* Exercise requirements *
Word for word, restate the lines from the start of the data below through the line containing "import pandas as pd".

* Data extract *
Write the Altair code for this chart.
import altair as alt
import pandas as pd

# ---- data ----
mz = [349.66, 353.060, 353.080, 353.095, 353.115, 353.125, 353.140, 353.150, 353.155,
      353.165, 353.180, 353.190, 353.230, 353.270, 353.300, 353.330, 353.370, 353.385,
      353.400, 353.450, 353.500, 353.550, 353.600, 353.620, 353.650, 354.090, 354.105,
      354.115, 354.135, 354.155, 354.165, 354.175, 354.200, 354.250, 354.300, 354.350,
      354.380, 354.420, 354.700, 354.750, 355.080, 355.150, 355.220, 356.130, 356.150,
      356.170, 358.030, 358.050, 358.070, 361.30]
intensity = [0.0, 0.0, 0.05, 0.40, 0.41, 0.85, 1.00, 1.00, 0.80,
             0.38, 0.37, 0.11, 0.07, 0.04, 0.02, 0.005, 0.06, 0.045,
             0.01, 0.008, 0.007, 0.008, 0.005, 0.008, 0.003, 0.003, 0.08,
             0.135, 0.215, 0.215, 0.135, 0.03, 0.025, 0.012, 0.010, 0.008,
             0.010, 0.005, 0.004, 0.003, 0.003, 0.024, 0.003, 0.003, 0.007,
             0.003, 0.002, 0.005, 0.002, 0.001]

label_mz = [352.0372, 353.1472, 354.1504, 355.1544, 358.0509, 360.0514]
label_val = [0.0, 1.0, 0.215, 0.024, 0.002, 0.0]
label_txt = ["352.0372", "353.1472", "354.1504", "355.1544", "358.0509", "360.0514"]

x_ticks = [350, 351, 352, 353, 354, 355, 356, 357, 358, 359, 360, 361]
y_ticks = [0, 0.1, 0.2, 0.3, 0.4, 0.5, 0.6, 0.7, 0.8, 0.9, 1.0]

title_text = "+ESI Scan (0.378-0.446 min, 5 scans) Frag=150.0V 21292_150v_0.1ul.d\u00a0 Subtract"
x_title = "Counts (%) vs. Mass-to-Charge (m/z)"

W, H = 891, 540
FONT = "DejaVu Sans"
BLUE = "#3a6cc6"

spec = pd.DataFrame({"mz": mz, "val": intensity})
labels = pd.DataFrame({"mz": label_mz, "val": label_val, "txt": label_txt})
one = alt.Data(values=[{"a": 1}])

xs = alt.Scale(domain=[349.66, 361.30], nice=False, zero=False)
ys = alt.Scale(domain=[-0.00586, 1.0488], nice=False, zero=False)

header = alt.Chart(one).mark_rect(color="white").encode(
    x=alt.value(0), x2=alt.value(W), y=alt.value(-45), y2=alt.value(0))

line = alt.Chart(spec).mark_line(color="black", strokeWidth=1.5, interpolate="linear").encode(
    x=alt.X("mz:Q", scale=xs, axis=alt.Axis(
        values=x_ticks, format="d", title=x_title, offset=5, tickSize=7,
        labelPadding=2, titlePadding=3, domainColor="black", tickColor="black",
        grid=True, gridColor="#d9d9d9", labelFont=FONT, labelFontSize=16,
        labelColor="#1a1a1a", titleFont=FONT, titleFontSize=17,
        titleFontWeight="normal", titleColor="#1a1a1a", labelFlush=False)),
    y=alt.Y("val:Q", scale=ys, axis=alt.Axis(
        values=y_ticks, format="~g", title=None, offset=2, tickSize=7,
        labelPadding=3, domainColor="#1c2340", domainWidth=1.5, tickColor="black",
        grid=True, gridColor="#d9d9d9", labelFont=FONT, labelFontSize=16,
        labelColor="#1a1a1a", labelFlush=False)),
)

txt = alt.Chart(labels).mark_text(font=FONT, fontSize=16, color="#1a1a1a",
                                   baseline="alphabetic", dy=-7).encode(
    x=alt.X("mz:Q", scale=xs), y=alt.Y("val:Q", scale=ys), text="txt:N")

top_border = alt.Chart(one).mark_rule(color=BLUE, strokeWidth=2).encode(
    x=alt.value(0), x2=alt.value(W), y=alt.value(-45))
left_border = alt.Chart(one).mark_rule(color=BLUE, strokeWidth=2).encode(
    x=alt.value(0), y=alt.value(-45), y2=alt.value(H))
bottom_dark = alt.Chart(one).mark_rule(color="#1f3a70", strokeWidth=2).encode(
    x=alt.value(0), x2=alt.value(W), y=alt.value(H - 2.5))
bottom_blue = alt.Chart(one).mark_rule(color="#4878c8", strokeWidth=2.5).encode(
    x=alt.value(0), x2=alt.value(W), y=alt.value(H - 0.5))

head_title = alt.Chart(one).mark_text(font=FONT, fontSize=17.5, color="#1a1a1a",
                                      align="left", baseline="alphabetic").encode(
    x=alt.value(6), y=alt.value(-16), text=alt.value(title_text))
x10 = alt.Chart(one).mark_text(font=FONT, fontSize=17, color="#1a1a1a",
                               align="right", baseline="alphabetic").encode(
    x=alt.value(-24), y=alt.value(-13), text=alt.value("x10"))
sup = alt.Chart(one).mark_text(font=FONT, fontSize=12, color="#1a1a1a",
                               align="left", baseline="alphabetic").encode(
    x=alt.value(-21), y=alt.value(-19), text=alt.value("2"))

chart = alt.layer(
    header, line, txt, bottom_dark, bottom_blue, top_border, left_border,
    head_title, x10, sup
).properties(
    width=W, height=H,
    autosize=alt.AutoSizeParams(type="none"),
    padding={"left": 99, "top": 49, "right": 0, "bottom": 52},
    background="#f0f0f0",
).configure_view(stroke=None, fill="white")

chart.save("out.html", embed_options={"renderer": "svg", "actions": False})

* Answer in full *
Write the Altair code for this chart.
import altair as alt
import pandas as pd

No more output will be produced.